Parliament: From a circular building of Rs83 lakh to a Rs970-crore triangular edifice

Parliament: From a circular building of Rs83 lakh to a Rs970-crore triangular edifice

Old timers recall how, in the initial years of Indian democracy, lawmakers could simply hop off a public bus (private cars were a luxury for nearly all MPs at that time) in front of the main gate of the Parliament building and walk inside.

Late Atal Bihari Vajpayee once came in a bullock cart in 1973 along with other political leaders to protest against the increase in petrol and kerosene prices.

Eleven years later, the assassination of then PM Indira Gandhi saw the introduction of deep layers of security that has only enhanced over the years as security risks went only northwards.

But during Gandhi’s time, the Parliament complex saw its first expansion since Sir Edward Lutyens and Sir Herbert Baker built the iconic edifice. On October 24, 1975, a not-so-awe-inspiring Parliament House Annexe was added to the estate. The office building was useful as both the scope of work as well as the workforce of the two Houses have increased manifold and there was space constraint.

The circular building of Indian Parliament, built originally to house Central Legislative Assembly and Council of State, has been privy to many historic events. The transfer of power from Britain to India took place within its precincts. Jawaharlal Nehru’s midnight speech was delivered from the Central Hall of Parliament. The Constituent Assembly adopted the Constitution of India in the same Central Hall, shaping lives and destiny of millions of Indians.

The current building took six years for construction at a cost of Rs83 lakh. The Central Legislative Assembly met for the first time in Parliament House on January 19, 1927, marking the beginning of representative rule in India.

During Prime Minister Rajiv Gandhi’s tenure, the plan for another new building—to house Parliament library was conceptualised. On August 15, 1987, Rajiv laid the foundation stone of Parliament Library Building.

But the new building, a few metres less in height than the Parliament building, took quite some time and only during 2002, when Vajpayee was the Prime Minister, the Library Building was inaugurated by the then President KR Narayanan.

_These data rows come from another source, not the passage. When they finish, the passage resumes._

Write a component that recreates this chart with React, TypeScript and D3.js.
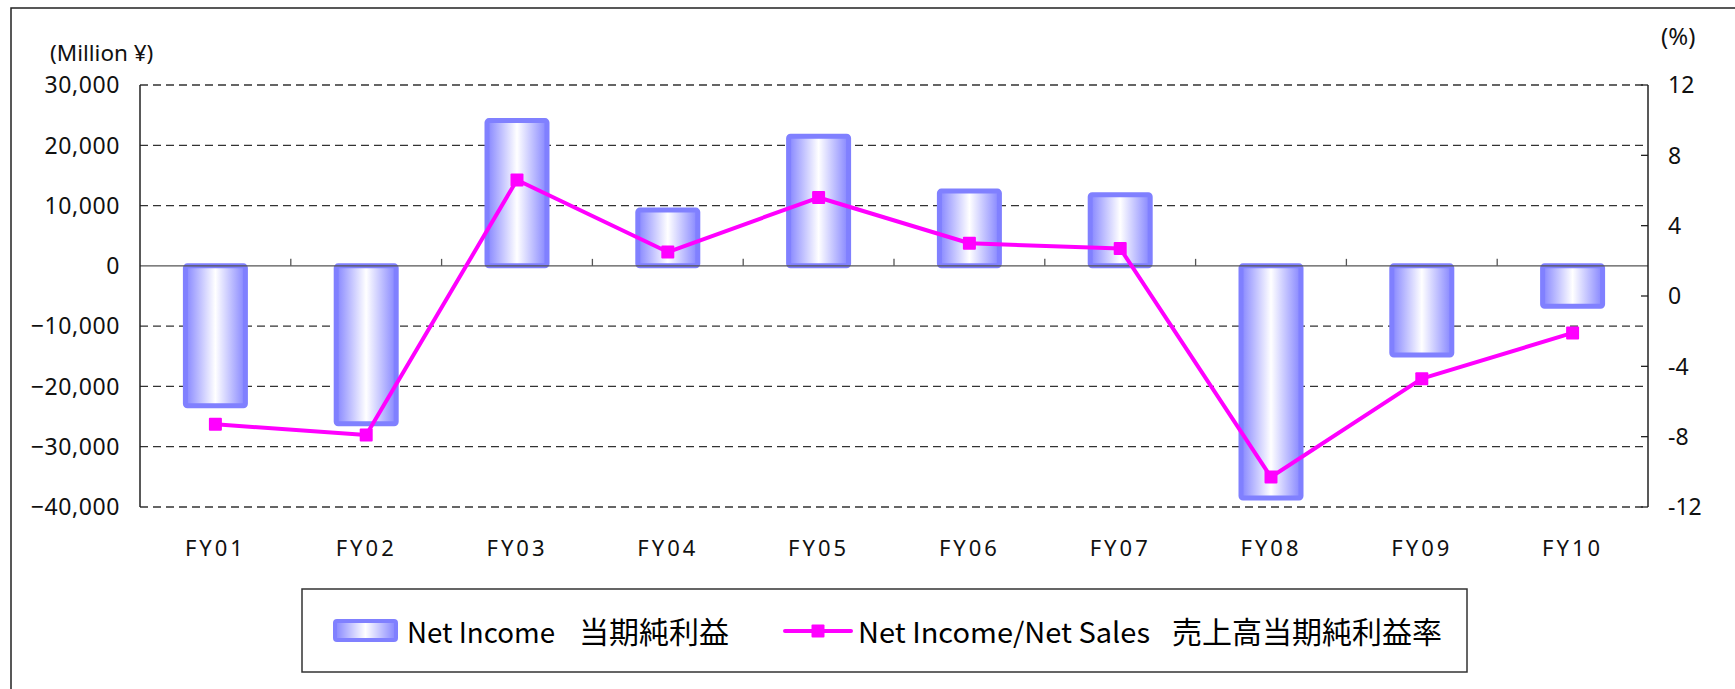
import React from "react";
import * as d3 from "d3";

const categories = ["FY01", "FY02", "FY03", "FY04", "FY05", "FY06", "FY07", "FY08", "FY09", "FY10"];
const netIncome = [-23200, -26200, 24100, 9250, 21500, 12400, 11800, -38500, -14800, -6700];
const ratio = [-7.3, -7.9, 6.6, 2.5, 5.6, 3.0, 2.7, -10.3, -4.7, -2.1];
const leftTicks = [30000, 20000, 10000, 0, -10000, -20000, -30000, -40000];
const rightTicks = [12, 8, 4, 0, -4, -8, -12];
const legendLabels = ["Net Income", "当期純利益", "Net Income/Net Sales", "売上高当期純利益率"];

const W = 1735;
const H = 689;
const plotL = 140;
const plotR = 1648;
const plotT = 85;
const plotB = 507;
const font = "'Noto Sans', 'Noto Sans CJK JP', sans-serif";
const cjk = "'Noto Sans CJK JP', sans-serif";

export default function App() {
  const x = d3.scaleBand<string>().domain(categories).range([plotL, plotR]).padding(0);
  const yL = d3.scaleLinear().domain([-40000, 30000]).range([plotB, plotT]);
  const yR = d3.scaleLinear().domain([-12, 12]).range([plotB, plotT]);
  const bw = 60;
  const fmt = d3.format(",");
  const line = d3
    .line<number>()
    .x((_, i) => (x(categories[i]) as number) + x.bandwidth() / 2)
    .y((d) => yR(d));
  const dash = "8,5";

  return (
    <svg
      width={W}
      height={H}
      viewBox={`0 0 ${W} ${H}`}
      style={{ position: "absolute", left: 0, top: 0, background: "#fff" }}
    >
      <defs>
        <linearGradient id="barGrad" x1="0" x2="1" y1="0" y2="0">
          <stop offset="0" stopColor="#8585ff" />
          <stop offset="0.5" stopColor="#ffffff" />
          <stop offset="1" stopColor="#8585ff" />
        </linearGradient>
      </defs>
      <rect x={11} y={8} width={2000} height={1000} fill="#fff" stroke="#222" strokeWidth={1.5} />

      {/* gridlines */}
      {leftTicks
        .filter((t) => t !== 0)
        .map((t) => (
          <line
            key={t}
            x1={plotL}
            x2={plotR}
            y1={yL(t)}
            y2={yL(t)}
            stroke="#333"
            strokeWidth={1.3}
            strokeDasharray={dash}
          />
        ))}

      {/* bars */}
      {netIncome.map((v, i) => {
        const cx = (x(categories[i]) as number) + x.bandwidth() / 2;
        const y0 = yL(0);
        const y1 = yL(v);
        return (
          <rect
            key={i}
            x={cx - bw / 2}
            y={Math.min(y0, y1)}
            width={bw}
            height={Math.abs(y1 - y0)}
            fill="url(#barGrad)"
            stroke="#8080ff"
            strokeWidth={5}
            rx={2}
          />
        );
      })}

      {/* zero line and category ticks */}
      <line x1={plotL} x2={plotR} y1={yL(0)} y2={yL(0)} stroke="#555" strokeWidth={1.3} />
      {categories.slice(1).map((c) => (
        <line
          key={c}
          x1={x(c) as number}
          x2={x(c) as number}
          y1={yL(0)}
          y2={yL(0) - 7}
          stroke="#555"
          strokeWidth={1.3}
        />
      ))}

      {/* axes */}
      <line x1={plotL} x2={plotL} y1={plotT} y2={plotB} stroke="#222" strokeWidth={1.5} />
      <line x1={plotR} x2={plotR} y1={plotT} y2={plotB} stroke="#222" strokeWidth={1.5} />
      {rightTicks.map((t) => (
        <line key={t} x1={plotR - 7} x2={plotR} y1={yR(t)} y2={yR(t)} stroke="#222" strokeWidth={1.3} />
      ))}

      {/* line series */}
      <path d={line(ratio) as string} fill="none" stroke="#ff00ff" strokeWidth={4} strokeLinejoin="round" />
      {ratio.map((v, i) => {
        const cx = (x(categories[i]) as number) + x.bandwidth() / 2;
        return <rect key={i} x={cx - 6.5} y={yR(v) - 6.5} width={13} height={13} fill="#ff00ff" rx={1} />;
      })}

      {/* left labels */}
      {leftTicks.map((t) => (
        <text
          key={t}
          x={120}
          y={yL(t)}
          dy="0.36em"
          textAnchor="end"
          fontFamily={font}
          fontSize={23}
          letterSpacing={0.6}
          fill="#111"
        >
          {fmt(t)}
        </text>
      ))}
      {rightTicks.map((t) => (
        <text key={t} x={1668} y={yR(t)} dy="0.36em" fontFamily={font} fontSize={23} fill="#111">
          {t}
        </text>
      ))}
      <text x={50} y={53} dy="0.36em" fontFamily={font} fontSize={22.5} fill="#111">
        (Million ¥)
      </text>
      <text x={1661} y={36} dy="0.36em" fontFamily={font} fontSize={24} fill="#111">
        (%)
      </text>

      {/* category labels */}
      {categories.map((c) => (
        <text
          key={c}
          x={(x(c) as number) + x.bandwidth() / 2}
          y={556}
          textAnchor="middle"
          fontFamily={font}
          fontSize={22}
          letterSpacing={3}
          fill="#111"
        >
          {c}
        </text>
      ))}

      {/* legend */}
      <rect x={302} y={589} width={1165} height={83} fill="#fff" stroke="#333" strokeWidth={1.5} />
      <rect x={335} y={621} width={61} height={19} fill="url(#barGrad)" stroke="#8080ff" strokeWidth={4} rx={2} />
      <text
        x={407}
        y={643}
        fontFamily={cjk}
        fontSize={28}
        textLength={148}
        lengthAdjust="spacingAndGlyphs"
        fill="#000"
      >
        {legendLabels[0]}
      </text>
      <text x={579} y={643} fontFamily={cjk} fontSize={30} fill="#000">
        {legendLabels[1]}
      </text>
      <line x1={785} x2={851} y1={631} y2={631} stroke="#ff00ff" strokeWidth={4} strokeLinecap="round" />
      <rect x={811.5} y={624.5} width={13} height={13} fill="#ff00ff" rx={1} />
      <text
        x={858}
        y={643}
        fontFamily={cjk}
        fontSize={28}
        textLength={292}
        lengthAdjust="spacingAndGlyphs"
        fill="#000"
      >
        {legendLabels[2]}
      </text>
      <text x={1172} y={643} fontFamily={cjk} fontSize={30} fill="#000">
        {legendLabels[3]}
      </text>
    </svg>
  );
}
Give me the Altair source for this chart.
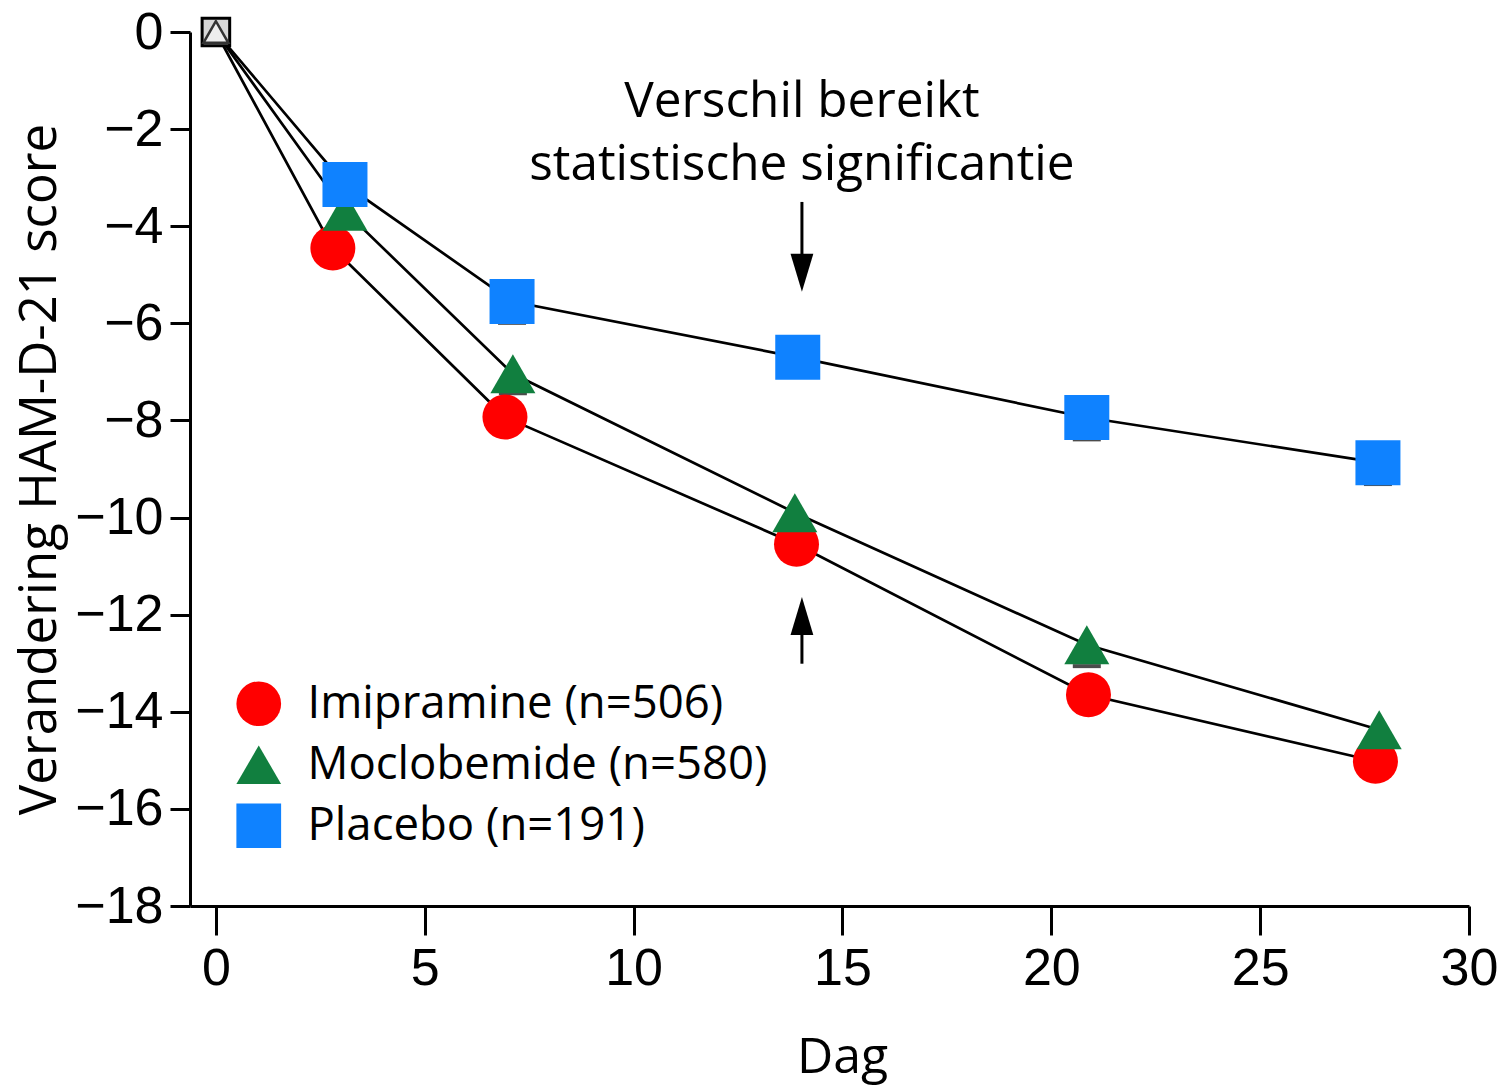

Seven years later, as Parliament’s work expanded further, an extension of the annexe was planned. On May 5 2009, the foundation stone of Extension of Parliament House Annexe was laid by Vice- President Mohammad Hamid Ansari and Lok Sabha Speaker Somnath Chatterjee. The extension of the Parliament House Annexe was inaugurated by the Prime Minister Narendra Modi on July 31.

But on Thursday, India will see a giant leap in its parliamentary heritage as foundation stone would be laid by Modi for an altogether new Parliament building. The authorities expect the new building to be completed by 2022, when India will celebrate 75 years of its Independence.

The new building, to be built at a cost of around Rs970 crore, will be triangular in shape with a constitution hall in the middle of the complex.

The state emblem of India– an adaptation of the Lion Capital of Ashoka at Sarnath, is proposed to be placed atop the New Parliament complex.

The triangular complex is also proposed to have six entrances for public use, MPs and for VIPs, including the speaker and the vice president.

The new complex will provide offices for all key functionaries of the Parliament, offices for administrative staff attached to key functionaries, café and dining facilities, Committee Meeting Rooms, VIP lounges, common rooms and a separate ladies’ lounge.

A central courtyard will provide an open meeting space for the members of both Houses along with an adjoining café. There will be museum grade galleries and exhibits which will be accessible to all. The complex is designed to include 120 offices along the periphery of the complex, similar to the current complex. On the third section of the new complex is an open courtyard surrounding the lounge, dining area and the new library. There is a plan to plant a huge banyan tree in the middle of the courtyard.

In addition, a separate chamber for MPs offices is being planned opposite the Parliament complex where central government buildings, the Transport Bhawan and the Shram Shakti Bhawan, are situated. According to officials aware of the development, the two buildings will be razed to build an office complex for more than 700 MPs.